PR welcome? can I fix html sanitizer to allow for standard data- attributes?

I just ran into this exact same issue. If you set a breakpoint in strava’s embed script, you can see the element they get when they run their querySelector on the dom: the author’s intended content is stripped down to suddenly just a raw:

<div class="strava-embed-placeholder"></div>

So all the data-* attributes with real IDs you tried to enter have been stripped. These attributes are a very standard web practice. See Mozilla docs on HTMLElement/dataset. These are very common to use as sort of parameter-arguments to a separate script you’re running. So I might have an attribute like data-embed-id="1234567" where my script is going to look for the embedId dataset key and use the value as its argument. Without this simple attribute practice the use of scripts on writeas appears trivially broken (I truly don’t think this is just a small edge-case practice of script embedding)

I’m guessing there’s an html sanitizer that was written without knowledge of this very safe practice. I couldn’t find the writefreely code responsible after a quick search, but I’d be happy to send a patch if it’s welcome.
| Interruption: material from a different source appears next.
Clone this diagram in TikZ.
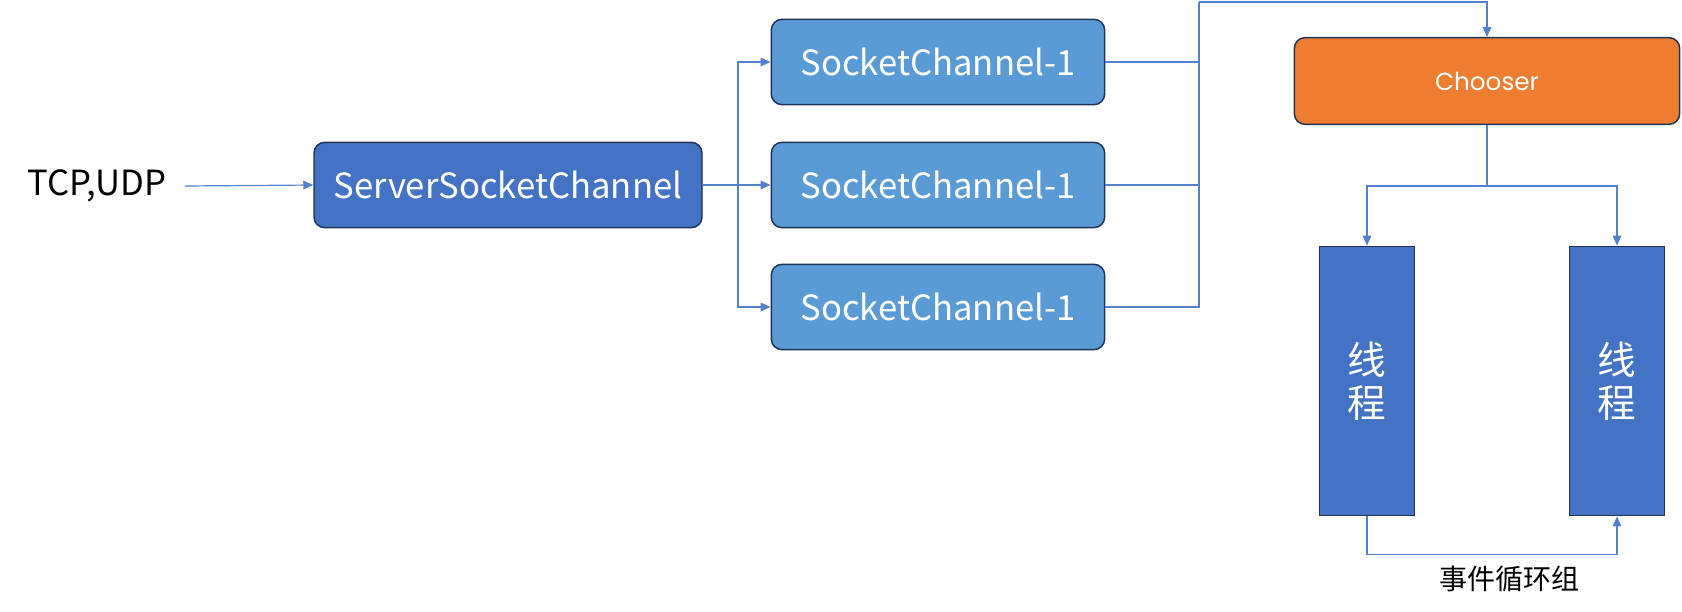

I’m pretty sure this diff is all that’s needed:

  func getSanitizationPolicy() *bluemonday.Policy {
	  policy := bluemonday.UGCPolicy()
+	  policy.AllowAttrs("style", "class", "id", "data").Globally()
	  policy.AllowAttrs("src", "style").OnElements("iframe", "video", "audio")
	  policy.AllowAttrs("src", "type").OnElements("source")
	  policy.AllowAttrs("frameborder", "width", "height").Matching(bluemonday.Integer).OnElements("iframe")
	  policy.AllowAttrs("allowfullscreen").OnElements("iframe")
	  policy.AllowAttrs("controls", "loop", "muted", "autoplay").OnElements("video")
	  policy.AllowAttrs("controls", "loop", "muted", "autoplay", "preload").OnElements("audio")
	  policy.AllowAttrs("target").OnElements("a")
	  policy.AllowAttrs("title").OnElements("abbr")
-	  policy.AllowAttrs("style", "class", "id").Globally()
	  policy.AllowAttrs("alt").OnElements("img")
	  policy.AllowElements("header", "footer")
	  policy.AllowURLSchemes("http", "https", "mailto", "xmpp")
	  return policy
  }

Based on:

@matt would this be acceptable as a PR?

Thanks for bringing this up and taking a look at it. Yes, more than happy to merge a pull request if confirmed that this works! Should be on the right track there.